*What is required:*
Retype word for word the first line of the listing and each line after it up to the line with "import plotly.graph_objects as go", with the pictures taken out.

* begin Data lines *

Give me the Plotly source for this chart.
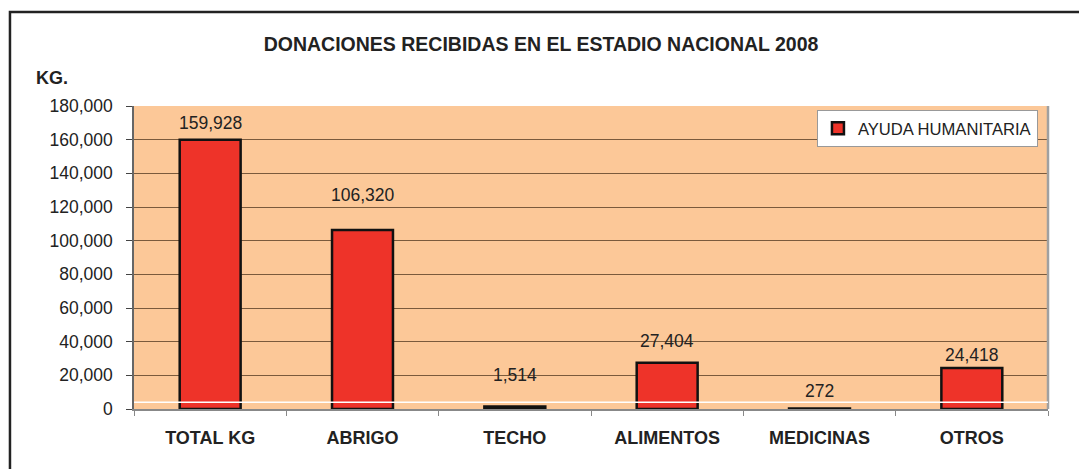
import plotly.graph_objects as go

categorias = ["TOTAL KG", "ABRIGO", "TECHO", "ALIMENTOS", "MEDICINAS", "OTROS"]
kilos = [159928, 106320, 1514, 27404, 272, 24418]
serie = "AYUDA HUMANITARIA"
y_ticks = [0, 20000, 40000, 60000, 80000, 100000, 120000, 140000, 160000, 180000]

# label offsets above each bar (px), as in the original
label_shift = [17, 35, 31, 22, 18, 13]

fig = go.Figure()
fig.add_trace(go.Bar(
    x=categorias, y=kilos, name=serie,
    marker=dict(color="#EE3329", line=dict(color="#111111", width=2.5)),
    width=0.4,
))

for cat, val, dy in zip(categorias, kilos, label_shift):
    fig.add_annotation(x=cat, y=val, text=f"{val:,}", showarrow=False,
                       yanchor="middle", yshift=dy,
                       font=dict(size=17.5, color="#222222"))

# page has an 8px body margin, so the figure is 8px smaller than the window
fig.update_layout(
    width=1079, height=461,
    margin=dict(l=126, r=39, t=98, b=60),
    paper_bgcolor="white",
    plot_bgcolor="#FCC898",
    font=dict(family="Liberation Sans, Arial", color="#222222"),
    title=dict(text="<b>DONACIONES RECIBIDAS EN EL ESTADIO NACIONAL 2008</b>",
               x=0.494, xanchor="center", y=0.922, yanchor="middle",
               font=dict(size=19.5, color="#222222")),
    showlegend=True,
    legend=dict(x=0.989, xanchor="right", y=0.987, yanchor="top",
                bgcolor="white", bordercolor="#999999", borderwidth=1,
                font=dict(size=16.6, color="#222222"),
                itemwidth=30, entrywidth=225, tracegroupgap=0),
    xaxis=dict(showgrid=False, ticks="outside", tickson="boundaries",
               ticklen=5, tickcolor="#888888",
               showline=True, linecolor="#888888", linewidth=2,
               tickfont=dict(size=18, color="#222222"),
               ticklabelstandoff=11, fixedrange=True),
    yaxis=dict(range=[0, 180000], tickvals=y_ticks,
               tickformat=",", ticks="outside", ticklen=6,
               tickcolor="#444444", ticklabelstandoff=10,
               showgrid=True, gridcolor="#7A5A3C", gridwidth=1,
               showline=True, linecolor="#666666", linewidth=1.5,
               mirror=False, zeroline=False,
               tickfont=dict(size=17.5, color="#222222")),
    bargap=0.6,
)

# x tick labels bold
fig.update_xaxes(ticktext=[f"<b>{c}</b>" for c in categorias], tickvals=categorias)

# right border of the plot area
fig.add_shape(type="line", xref="paper", yref="paper", x0=1, x1=1, y0=0, y1=1,
              line=dict(color="#A0A0A0", width=2.5))
# thin white line just above the baseline
fig.add_shape(type="line", xref="paper", yref="y", x0=0, x1=1, y0=4000, y1=4000,
              line=dict(color="white", width=1.5))
# outer chart frame
fig.add_shape(type="rect", xref="paper", yref="paper",
              x0=-0.1357, x1=1.2, y0=-0.4, y1=1.31,
              line=dict(color="#222222", width=2.5), layer="above")

fig.add_annotation(text="<b>KG.</b>", xref="paper", yref="paper",
                   x=-0.1094, y=1.0924, xanchor="left", yanchor="middle",
                   showarrow=False, font=dict(size=18, color="#222222"))

fig.write_html("out.html")
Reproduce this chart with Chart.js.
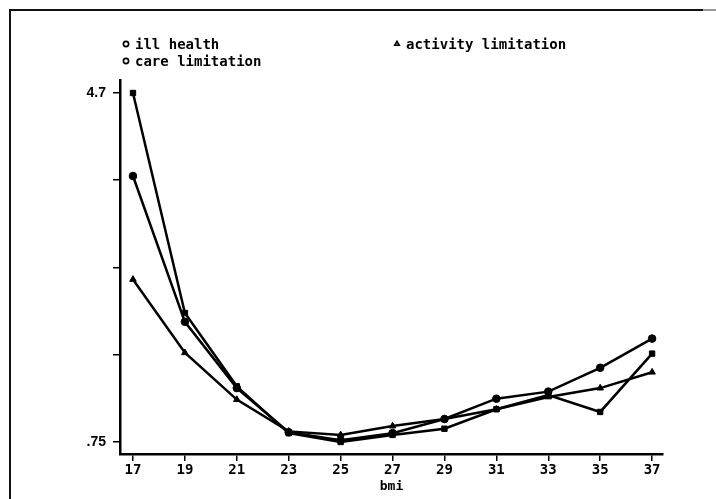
<!DOCTYPE html>
<html>
<head>
<meta charset="utf-8">
<title>bmi</title>
<script src="https://cdn.jsdelivr.net/npm/chart.js@4.4.1/dist/chart.umd.min.js"></script>
<style>
  html, body { margin: 0; padding: 0; background: #fff; }
  #wrap { position: relative; width: 716px; height: 499px; overflow: hidden; }
  #frame { position: absolute; left: 9px; top: 9px; width: 692px; height: 495px;
           border-top: 2px solid #111; border-left: 2px solid #111; }
  #frame-tail { position: absolute; left: 703px; top: 9px; width: 13px; height: 2px; background: #999; }
  #bmi-canvas { position: absolute; left: 0; top: 0; }
</style>
</head>
<body>
<div id="wrap">
  <div id="frame"></div>
  <div id="frame-tail"></div>
  <canvas id="bmi-canvas" width="716" height="499"></canvas>
</div>
<script>
    'use strict';

    // bmi categories (x axis)
    var bmi = [17, 19, 21, 23, 25, 27, 29, 31, 33, 35, 37];

    // series values
    var illHealth = [3.76, 2.11, 1.36, 0.86, 0.77, 0.85, 1.01, 1.24, 1.32, 1.59, 1.92];
    var careLimitation = [4.70, 2.21, 1.38, 0.85, 0.75, 0.83, 0.90, 1.12, 1.28, 1.09, 1.75];
    var activityLimitation = [2.59, 1.76, 1.23, 0.87, 0.83, 0.93, 1.01, 1.12, 1.26, 1.36, 1.54];

    // y ticks: 5 marks, only the ends labelled
    var yTicks = [0.75, 1.7375, 2.725, 3.7125, 4.7];
    var yTickLabels = ['.75', '', '', '', '4.7'];

    var seriesNames = ['ill health', 'activity limitation', 'care limitation'];

    function toPoints(values) {
        var pts = [];
        for (var i = 0; i < bmi.length; i++) {
            pts.push({x: bmi[i], y: values[i]});
        }
        return pts;
    }

    function lineSet(label, values, style, radius) {
        return {
            label: label,
            data: toPoints(values),
            borderColor: '#000',
            backgroundColor: '#000',
            borderWidth: 2.5,
            pointStyle: style,
            pointRadius: radius,
            pointBorderWidth: 1,
            tension: 0,
            clip: false
        };
    }

    // legend laid out like the original (two columns, filled down)
    var legendPlugin = {
        id: 'stataLegend',
        afterDraw: function(chart) {
            var ctx = chart.ctx;
            var spots = [
                {ds: 0, x: 126, y: 44},
                {ds: 2, x: 126, y: 61},
                {ds: 1, x: 397, y: 44}
            ];
            ctx.save();
            ctx.font = 'bold 14px "DejaVu Sans Mono"';
            ctx.textBaseline = 'middle';
            ctx.textAlign = 'left';
            spots.forEach(function(s) {
                var ds = chart.data.datasets[s.ds];
                ctx.fillStyle = '#fff';
                ctx.strokeStyle = '#000';
                ctx.lineWidth = 1.6;
                Chart.helpers.drawPoint(ctx, {
                    pointStyle: ds.pointStyle === 'triangle' ? 'triangle' : 'circle',
                    radius: 2.6,
                    rotation: 0,
                    borderWidth: 1.6
                }, s.x, s.y);
                ctx.fillStyle = '#000';
                ctx.fillText(ds.label, s.x + 9, s.y + 1);
            });
            ctx.restore();
        }
    };

    var ctx = document.getElementById('bmi-canvas').getContext('2d');
    var chartObj = new Chart(ctx, {
        type: 'line',
        data: {
            datasets: [
                lineSet(seriesNames[0], illHealth, 'circle', 3.8),
                lineSet(seriesNames[1], activityLimitation, 'triangle', 3.8),
                lineSet(seriesNames[2], careLimitation, 'rect', 3.8)
            ]
        },
        options: {
            responsive: false,
            animation: false,
            layout: {
                padding: {left: 0, right: 53, top: 80, bottom: 0}
            },
            plugins: {
                legend: {display: false},
                tooltip: {enabled: false}
            },
            scales: {
                x: {
                    type: 'linear',
                    min: 16.5,
                    max: 37.42,
                    afterBuildTicks: function(scale) {
                        scale.ticks = bmi.map(function(v) { return {value: v}; });
                    },
                    afterFit: function(scale) { scale.height = 45; },
                    grid: {
                        drawOnChartArea: false,
                        drawTicks: true,
                        tickLength: 7,
                        color: '#000',
                        lineWidth: 1.5
                    },
                    border: {display: true, color: '#000', width: 2.5},
                    ticks: {
                        color: '#000',
                        padding: 1,
                        maxRotation: 0,
                        autoSkip: false,
                        font: {family: '"DejaVu Sans Mono"', size: 14, weight: 'bold'},
                        callback: function(v) { return String(v); }
                    },
                    title: {
                        display: true,
                        text: 'bmi',
                        color: '#000',
                        padding: {top: 0, bottom: 5},
                        font: {family: '"DejaVu Sans Mono"', size: 13, weight: 'bold'}
                    }
                },
                y: {
                    type: 'linear',
                    min: 0.614,
                    max: 4.847,
                    afterBuildTicks: function(scale) {
                        scale.ticks = yTicks.map(function(v) { return {value: v}; });
                    },
                    afterFit: function(scale) { scale.width = 120; },
                    grid: {
                        drawOnChartArea: false,
                        drawTicks: true,
                        tickLength: 7,
                        color: '#000',
                        lineWidth: 1.5
                    },
                    border: {display: true, color: '#000', width: 2.5},
                    ticks: {
                        color: '#000',
                        padding: 7,
                        autoSkip: false,
                        font: {family: 'Liberation Sans', size: 14, weight: 'bold'},
                        callback: function(v, i) { return yTickLabels[i]; }
                    }
                }
            }
        },
        plugins: [legendPlugin]
    });
</script>
</body>
</html>
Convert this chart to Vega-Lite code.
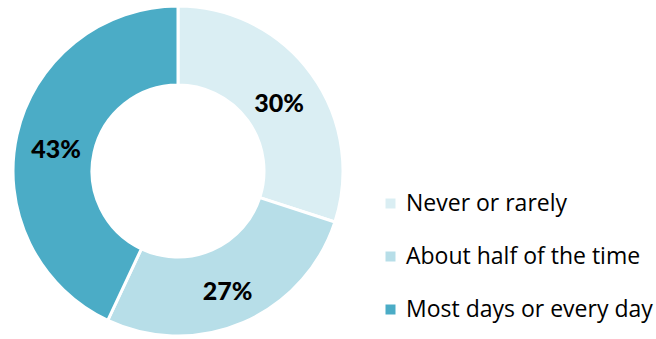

* end Data lines *

*Written response:*
Give me the Plotly source for this chart.
import plotly.graph_objects as go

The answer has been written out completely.